Strong motivation for change
Now, hazeru coffee employs eight people. When I incorporated the business in August 2022, I developed a business plan with a vision to create a positive cycle between producers, our team, and our customers, all through a cup of coffee.
To achieve my vision, it’s important to increase sales and continue to purchase from the same producers. I’ve discussed this with my staff, too.
At the same time, I was stuck on the question of how much I should expand my business. I wasn’t sure if I could maintain the same level of quality if I went bigger. That’s why I wasn’t so enthusiastic about wholesaling to cafes and restaurants.

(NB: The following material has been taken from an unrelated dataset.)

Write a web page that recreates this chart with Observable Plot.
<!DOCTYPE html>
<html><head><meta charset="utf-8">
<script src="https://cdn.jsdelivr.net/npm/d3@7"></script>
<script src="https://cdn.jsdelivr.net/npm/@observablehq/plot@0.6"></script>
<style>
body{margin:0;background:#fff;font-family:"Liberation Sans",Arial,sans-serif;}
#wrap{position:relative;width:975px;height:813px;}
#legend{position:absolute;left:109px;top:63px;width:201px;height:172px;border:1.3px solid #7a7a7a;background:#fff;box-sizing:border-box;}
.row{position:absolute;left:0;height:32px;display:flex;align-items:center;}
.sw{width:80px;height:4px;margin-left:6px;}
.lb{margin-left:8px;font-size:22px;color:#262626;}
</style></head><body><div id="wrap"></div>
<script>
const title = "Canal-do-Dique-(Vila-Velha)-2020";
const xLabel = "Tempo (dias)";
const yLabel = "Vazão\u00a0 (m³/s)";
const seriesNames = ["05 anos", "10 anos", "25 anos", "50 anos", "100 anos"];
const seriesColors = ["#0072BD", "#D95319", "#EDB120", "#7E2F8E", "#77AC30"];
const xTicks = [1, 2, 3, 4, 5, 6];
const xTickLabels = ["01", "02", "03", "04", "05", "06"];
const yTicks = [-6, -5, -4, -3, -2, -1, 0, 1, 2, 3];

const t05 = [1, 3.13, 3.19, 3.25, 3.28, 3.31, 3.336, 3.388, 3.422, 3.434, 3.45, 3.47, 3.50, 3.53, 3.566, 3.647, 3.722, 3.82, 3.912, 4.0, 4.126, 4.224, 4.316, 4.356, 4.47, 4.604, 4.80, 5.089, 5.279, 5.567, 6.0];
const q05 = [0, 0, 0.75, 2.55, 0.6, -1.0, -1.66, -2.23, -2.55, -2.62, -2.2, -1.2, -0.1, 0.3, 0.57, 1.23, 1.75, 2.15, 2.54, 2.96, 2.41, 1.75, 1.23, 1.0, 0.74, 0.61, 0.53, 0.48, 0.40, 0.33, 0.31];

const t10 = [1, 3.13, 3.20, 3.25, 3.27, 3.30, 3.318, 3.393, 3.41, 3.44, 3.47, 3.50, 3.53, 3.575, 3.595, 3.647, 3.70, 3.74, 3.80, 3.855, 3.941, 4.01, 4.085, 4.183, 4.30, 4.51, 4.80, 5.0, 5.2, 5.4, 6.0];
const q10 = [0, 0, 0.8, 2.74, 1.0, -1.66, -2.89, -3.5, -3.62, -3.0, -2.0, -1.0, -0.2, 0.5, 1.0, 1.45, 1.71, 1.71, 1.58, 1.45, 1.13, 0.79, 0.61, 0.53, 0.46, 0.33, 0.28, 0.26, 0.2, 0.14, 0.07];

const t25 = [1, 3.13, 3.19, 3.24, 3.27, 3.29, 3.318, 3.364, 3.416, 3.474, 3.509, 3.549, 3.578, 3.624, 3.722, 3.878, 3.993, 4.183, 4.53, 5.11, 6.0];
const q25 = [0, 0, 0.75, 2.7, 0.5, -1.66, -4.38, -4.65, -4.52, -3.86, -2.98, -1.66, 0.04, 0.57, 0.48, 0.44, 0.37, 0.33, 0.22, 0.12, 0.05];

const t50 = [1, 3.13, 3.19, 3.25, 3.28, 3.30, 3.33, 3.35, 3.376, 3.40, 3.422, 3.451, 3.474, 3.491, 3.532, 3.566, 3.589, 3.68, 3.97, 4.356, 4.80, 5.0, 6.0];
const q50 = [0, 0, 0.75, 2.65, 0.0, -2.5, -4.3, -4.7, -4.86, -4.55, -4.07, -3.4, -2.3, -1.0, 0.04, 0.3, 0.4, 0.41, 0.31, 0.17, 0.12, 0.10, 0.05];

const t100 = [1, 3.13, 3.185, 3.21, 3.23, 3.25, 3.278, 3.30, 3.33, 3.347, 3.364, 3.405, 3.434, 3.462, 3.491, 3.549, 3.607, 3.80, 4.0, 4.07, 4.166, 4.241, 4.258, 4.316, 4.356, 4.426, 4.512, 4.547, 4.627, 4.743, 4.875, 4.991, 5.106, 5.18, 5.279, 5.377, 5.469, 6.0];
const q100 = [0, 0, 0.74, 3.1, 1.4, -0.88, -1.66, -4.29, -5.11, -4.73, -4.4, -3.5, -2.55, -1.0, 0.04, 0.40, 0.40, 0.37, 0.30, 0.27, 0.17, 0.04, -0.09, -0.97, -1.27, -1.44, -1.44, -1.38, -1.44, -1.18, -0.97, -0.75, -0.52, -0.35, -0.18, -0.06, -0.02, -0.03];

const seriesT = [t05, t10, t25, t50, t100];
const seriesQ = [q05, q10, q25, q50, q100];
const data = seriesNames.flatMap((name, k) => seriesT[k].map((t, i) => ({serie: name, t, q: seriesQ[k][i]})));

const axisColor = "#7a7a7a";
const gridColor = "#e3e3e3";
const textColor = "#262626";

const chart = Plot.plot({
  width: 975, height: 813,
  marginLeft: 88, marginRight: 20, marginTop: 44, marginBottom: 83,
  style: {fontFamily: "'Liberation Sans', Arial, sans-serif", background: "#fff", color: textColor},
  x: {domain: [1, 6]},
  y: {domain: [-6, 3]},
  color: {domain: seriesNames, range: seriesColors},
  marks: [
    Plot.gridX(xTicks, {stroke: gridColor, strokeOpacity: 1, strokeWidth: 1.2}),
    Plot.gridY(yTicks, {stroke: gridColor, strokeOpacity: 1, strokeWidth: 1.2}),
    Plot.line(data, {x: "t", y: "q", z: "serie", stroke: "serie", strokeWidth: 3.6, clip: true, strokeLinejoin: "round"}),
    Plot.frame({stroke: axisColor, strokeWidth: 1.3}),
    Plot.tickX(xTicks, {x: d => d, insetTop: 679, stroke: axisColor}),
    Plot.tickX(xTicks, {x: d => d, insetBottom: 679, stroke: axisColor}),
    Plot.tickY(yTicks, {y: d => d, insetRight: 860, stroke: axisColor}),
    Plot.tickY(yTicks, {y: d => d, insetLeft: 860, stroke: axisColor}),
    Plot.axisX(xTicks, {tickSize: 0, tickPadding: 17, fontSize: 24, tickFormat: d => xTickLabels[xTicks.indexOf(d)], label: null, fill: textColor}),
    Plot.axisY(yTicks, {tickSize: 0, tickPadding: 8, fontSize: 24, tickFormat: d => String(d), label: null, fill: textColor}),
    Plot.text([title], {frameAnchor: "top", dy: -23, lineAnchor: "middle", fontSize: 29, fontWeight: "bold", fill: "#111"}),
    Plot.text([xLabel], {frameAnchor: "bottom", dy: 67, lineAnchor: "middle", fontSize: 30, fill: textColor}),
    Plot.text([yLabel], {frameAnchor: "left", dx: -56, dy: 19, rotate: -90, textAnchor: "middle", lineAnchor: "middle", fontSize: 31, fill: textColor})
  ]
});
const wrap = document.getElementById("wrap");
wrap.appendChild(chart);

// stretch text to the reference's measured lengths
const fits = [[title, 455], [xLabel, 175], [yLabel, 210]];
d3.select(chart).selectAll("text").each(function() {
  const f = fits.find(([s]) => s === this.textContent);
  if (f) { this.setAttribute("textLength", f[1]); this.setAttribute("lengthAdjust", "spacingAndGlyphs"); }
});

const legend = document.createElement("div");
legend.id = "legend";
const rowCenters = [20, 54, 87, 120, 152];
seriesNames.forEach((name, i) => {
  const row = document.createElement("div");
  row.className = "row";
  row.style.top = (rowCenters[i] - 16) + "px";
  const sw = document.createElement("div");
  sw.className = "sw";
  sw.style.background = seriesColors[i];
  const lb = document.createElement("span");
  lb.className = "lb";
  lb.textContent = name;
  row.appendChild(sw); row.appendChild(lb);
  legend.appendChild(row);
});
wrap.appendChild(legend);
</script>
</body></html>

I also thought that running a business as an independent contractor and having complete control over everything wasn’t a bad idea, either. And I didn’t see the need to break this comfortable bubble that I had built up.

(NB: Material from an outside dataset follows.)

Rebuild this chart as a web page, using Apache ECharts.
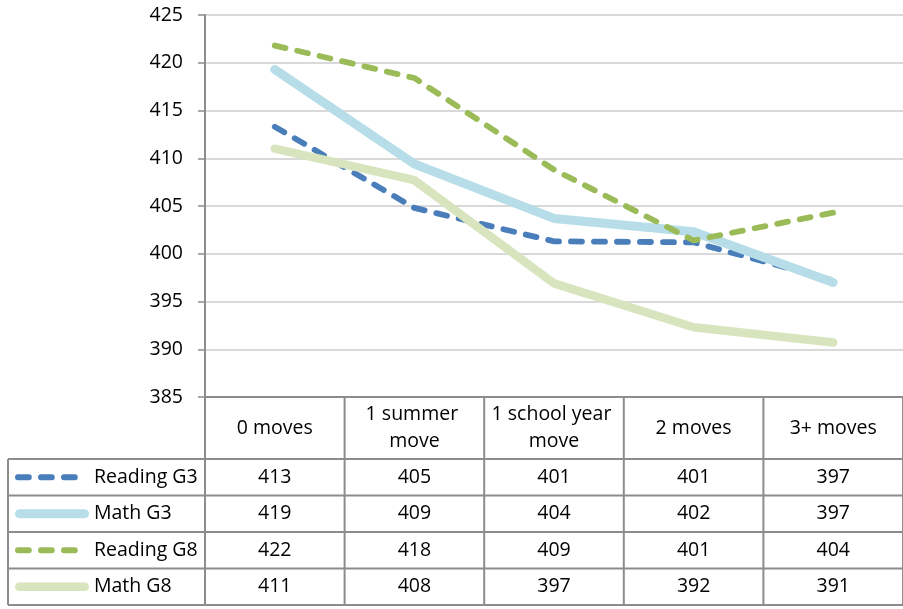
<!DOCTYPE html>
<html>
<head>
<meta charset="utf-8">
<script src="https://cdn.jsdelivr.net/npm/echarts@6/dist/echarts.min.js"></script>
<style>
html,body{margin:0;padding:0;background:#fff;}
#chart{width:903px;height:609px;}
</style>
</head>
<body>
<div id="chart"></div>
<script>
// ---- data ----
const categories = ['0 moves', '1 summer move', '1 school year move', '2 moves', '3+ moves'];
const seriesNames = ['Reading G3', 'Math G3', 'Reading G8', 'Math G8'];
const readingG3 = [413.3, 404.8, 401.3, 401.2, 397.2];
const mathG3    = [419.3, 409.4, 403.7, 402.3, 397.0];
const readingG8 = [421.8, 418.4, 408.8, 401.4, 404.3];
const mathG8    = [411.0, 407.7, 396.9, 392.3, 390.7];
const yMin = 385, yMax = 425, yStep = 5;

// ---- styles ----
const seriesData = [readingG3, mathG3, readingG8, mathG8];
const styles = [
  {color: '#4A7EBB', width: 5.8, dash: [11, 12]},
  {color: '#B7DEE8', width: 9,   dash: null},
  {color: '#9BBB59', width: 5.8, dash: [11, 12]},
  {color: '#D7E4BD', width: 8.5, dash: null}
];
const FONT = 'Open Sans';
const FS = 19.5;
const LINE_GRAY = '#8C8C8C';

const chart = echarts.init(document.getElementById('chart'));

const option = {
  animation: false,
  backgroundColor: '#fff',
  grid: {left: 205, right: -10, top: 15, bottom: 212, containLabel: false},
  xAxis: {
    type: 'category',
    data: categories,
    boundaryGap: true,
    axisLine: {show: true, lineStyle: {color: LINE_GRAY, width: 2}},
    axisTick: {show: false},
    splitLine: {show: false},
    axisLabel: {
      interval: 0, margin: 31, verticalAlign: 'middle',
      width: 134, overflow: 'break', lineHeight: 27,
      fontFamily: FONT, fontSize: FS, color: '#000'
    }
  },
  yAxis: {
    type: 'value',
    min: yMin, max: yMax, interval: yStep,
    axisLine: {show: true, lineStyle: {color: LINE_GRAY, width: 2}},
    axisTick: {show: true, length: 7, lineStyle: {color: LINE_GRAY, width: 1.5}},
    splitLine: {show: true, lineStyle: {color: '#D9D9D9', width: 2}},
    axisLabel: {margin: 22, fontFamily: FONT, fontSize: FS, color: '#000'}
  },
  series: seriesNames.map((name, i) => ({
    name: name,
    type: 'line',
    data: seriesData[i],
    symbol: 'none',
    smooth: false,
    lineStyle: {
      color: styles[i].color,
      width: styles[i].width,
      type: styles[i].dash ? styles[i].dash : 'solid',
      cap: 'round',
      join: 'round'
    },
    z: 2 + i
  }))
};
chart.setOption(option);

// ---- data table built from the arrays ----
const tableTop = 397;      // header row top (x axis)
const headerBottom = 459;
const rowH = 36.5;
const tableLeft = 8;
const legendX1 = 15, textX = 94;

const centers = categories.map((c, i) => chart.convertToPixel({xAxisIndex: 0}, i));
const band = centers[1] - centers[0];
const bounds = [];
for (let i = 0; i <= categories.length; i++) bounds.push(centers[0] - band / 2 + i * band);
const rightEdge = bounds[bounds.length - 1];
const tableBottom = headerBottom + rowH * seriesNames.length;

const graphics = [];
const lineEl = (x1, y1, x2, y2) => ({
  type: 'line', z: 10, silent: true,
  shape: {x1, y1, x2, y2},
  style: {stroke: LINE_GRAY, lineWidth: 2}
});

// vertical lines
bounds.forEach(x => graphics.push(lineEl(x, tableTop, x, tableBottom)));
graphics.push(lineEl(tableLeft, headerBottom, tableLeft, tableBottom));
// horizontal lines
for (let r = 0; r <= seriesNames.length; r++) {
  const y = headerBottom + r * rowH;
  graphics.push(lineEl(tableLeft, y, rightEdge, y));
}

seriesNames.forEach((name, r) => {
  const cy = headerBottom + r * rowH + rowH / 2;
  const st = styles[r];
  const half = st.width / 2;
  const x2 = st.dash ? legendX1 + half + st.dash[0] * 3 + st.dash[1] * 2 : 89 - half;
  graphics.push({
    type: 'line', z: 11, silent: true,
    shape: {x1: legendX1 + half, y1: cy, x2: x2, y2: cy},
    style: {stroke: st.color, lineWidth: st.width, lineCap: 'round', lineDash: st.dash || null}
  });
  graphics.push({
    type: 'text', z: 11, silent: true,
    style: {x: textX, y: cy, text: name, fontFamily: FONT, fontSize: FS, fill: '#000',
            textAlign: 'left', textVerticalAlign: 'middle', verticalAlign: 'middle'}
  });
  seriesData[r].forEach((v, c) => {
    graphics.push({
      type: 'text', z: 11, silent: true,
      style: {x: centers[c], y: cy, text: String(Math.round(v)), fontFamily: FONT, fontSize: FS,
              fill: '#000', textAlign: 'center', align: 'center', textVerticalAlign: 'middle', verticalAlign: 'middle'}
    });
  });
});

chart.setOption({graphic: graphics});
</script>
</body>
</html>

But TYPICA Lab made me rethink my approach. I’ve been buying coffee from TYPICA because I believe in their vision and want to support their mission. Then I realized I, too, should seek out people who share our vision and goals.
For instance, when it comes to wholesale, I realized that my coffee doesn’t have to be limited to my own shops. By sharing our vision and ideas with wholesale clients, we can expand our reach and impact. Recently, one of our new wholesale clients shared with me that their customers have been giving positive feedback and showing interest in our coffee.
Before TYPICA Lab, I had a vision, but in hindsight, I don’t think I was so strongly motivated. Of course, I wanted to help the producers, but I didn’t have a clear plan for how to do that. Stepping out of my comfort zone takes effort and resources, which can be intimidating. I needed a compelling reason to make it worthwhile.
After this trip, I realized that in order to be able to buy more coffee, I need to change. With that shift, I’ve become more willing to confront challenges head-on instead of avoiding them.
When I first hired employees, I had a strong drive to increase sales and profits so I could improve their working conditions. It motivated me to take on new challenges without hesitation and put in the hard work to bring happiness to those I care about.
One thing that hasn’t changed now and then is my desire to create a better future through human-to-human connections. But it’s not always easy to build these personal bonds with someone far away, like coffee producers. I think meeting them in person and getting to know them was what shifted the way I approach my business.